Light Leaks Generator
Light Leaks occur when the body of a film camera gets a hole in it, exposing the original negative to, well, light. Big Budget movies would reshoot the scene, but in a low-rent grindhouse picture, they can’t afford to reshoot, so they simply use it and hope no one notices, which they always do. Luca’s Light Leaks Generator works as an overlay (you composite out the background to make it semi-transparent over the footage). It comes with 14 presets, 15 different types of light, and, again, a ton of controls to control the geometry, color and style. Instead of relying on stock footage of light leaks, you can customize the look, meaning you don’t need to keep buying new bits of stock.

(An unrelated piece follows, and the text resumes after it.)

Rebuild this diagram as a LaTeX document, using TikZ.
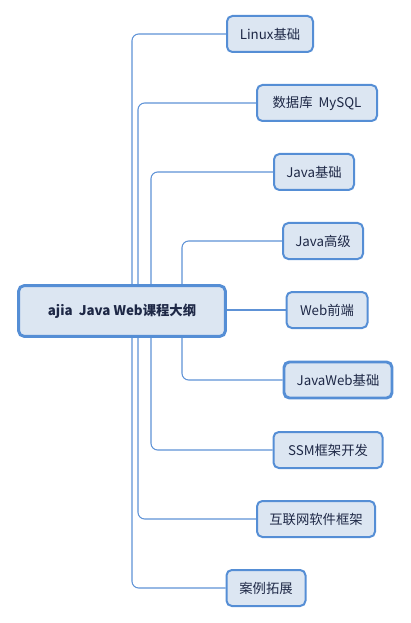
\documentclass[tikz,border=0pt]{standalone}
\usepackage{fontspec}
\setmainfont{Noto Sans CJK SC}
\usepackage{tikz}
\usetikzlibrary{backgrounds}
\definecolor{BoxFill}{RGB}{220,230,242}
\definecolor{BoxLine}{RGB}{85,142,213}
\definecolor{LinkLine}{RGB}{94,146,214}
\definecolor{TextInk}{RGB}{30,40,70}
\tikzset{
    topic/.style={draw=BoxLine,fill=BoxFill,line width=1.5pt,rounded corners=4pt,
        minimum height=27pt,inner xsep=8pt,text=TextInk,
        font=\fontsize{10}{12}\selectfont},
    wd/.style={minimum width=#1*0.75pt},
    hot/.style={topic,line width=2.2pt},
    central/.style={topic,line width=2.2pt,minimum width=155pt,minimum height=38pt,
        font=\fontsize{10}{12}\selectfont\bfseries},
    link/.style={draw=LinkLine,line width=0.8pt,rounded corners=5pt}
}
\begin{document}
\begin{tikzpicture}[x=0.75pt,y=-0.75pt]
    \useasboundingbox (0,0) rectangle (410,623);
    % --- --- --- Centre topic
    \node[central] (root) at (122,311) {ajia\ \ Java Web课程大纲};
    % --- --- --- Sub topics
    \node[topic,wd=86]  (linux) at (270,34) {Linux基础};
    \node[topic,wd=120] (mysql) at (317,103) {数据库\ \ MySQL};
    \node[topic,wd=80]  (jbase) at (314,172) {Java基础};
    \node[topic,wd=80]  (jadv)  at (323,241) {Java高级};
    \node[topic,wd=81]  (webfe) at (327,310) {Web前端};
    \node[hot,wd=108]   (jweb)  at (338,380) {JavaWeb基础};
    \node[topic,wd=109] (ssm)   at (328,450) {SSM框架开发};
    \node[topic,wd=118] (inet)  at (316,519) {互联网软件框架};
    \node[topic,wd=79]  (cases) at (266,588) {案例拓展};
    % --- --- --- Trunks behind the centre topic
    \coordinate (trunkA) at (132,311);
    \coordinate (trunkB) at (138,311);
    \coordinate (trunkC) at (151,311);
    \coordinate (trunkD) at (182,311);
    % === === === Connectors
    \begin{scope}[on background layer]
        \draw[link] (trunkA) |- (linux.west);
        \draw[link] (trunkB) |- (mysql.west);
        \draw[link] (trunkC) |- (jbase.west);
        \draw[link] (trunkD |- root.north) |- (jadv.west);
        \draw[link] (root.east |- webfe.west) -- (webfe.west);
        \draw[link] (trunkD |- root.south) |- (jweb.west);
        \draw[link] (trunkC) |- (ssm.west);
        \draw[link] (trunkB) |- (inet.west);
        \draw[link] (trunkA) |- (cases.west);
    \end{scope}
\end{tikzpicture}
\end{document}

With the release of these Luca plug-ins, filmmakers now have almost total control over a nearly infinite number of possibilities of how to make their digital footage look like it was shot, processed, and handled by complete incompetents. I’m not sure why we romanticize the flaws of celluloid so much, perhaps because when digital goes bad, it simply disappears, whereas with grindhouse pictures you get the sense that these people were really struggling to get their pictures made against the obstacles of money, time, and, well, simply the process of making a film itself, what with everything that could go wrong.
Speaking of cheap, there are ways to do a lot of these effects yourself, by hand, for free. But the Luca plug-ins all automate and animate the process, giving you an amazing array of effects as well as the ability to customize the hell out of them. And if you’re planning on using them frequently, the price (50 to 100 bucks) is right.
If I had to pick one as a favorite, it’d have to be Light Leaks, which is $59 and perhaps the most subtle, meaning it’s also the most useful (and least distracting) for creating the mood of these kind of films.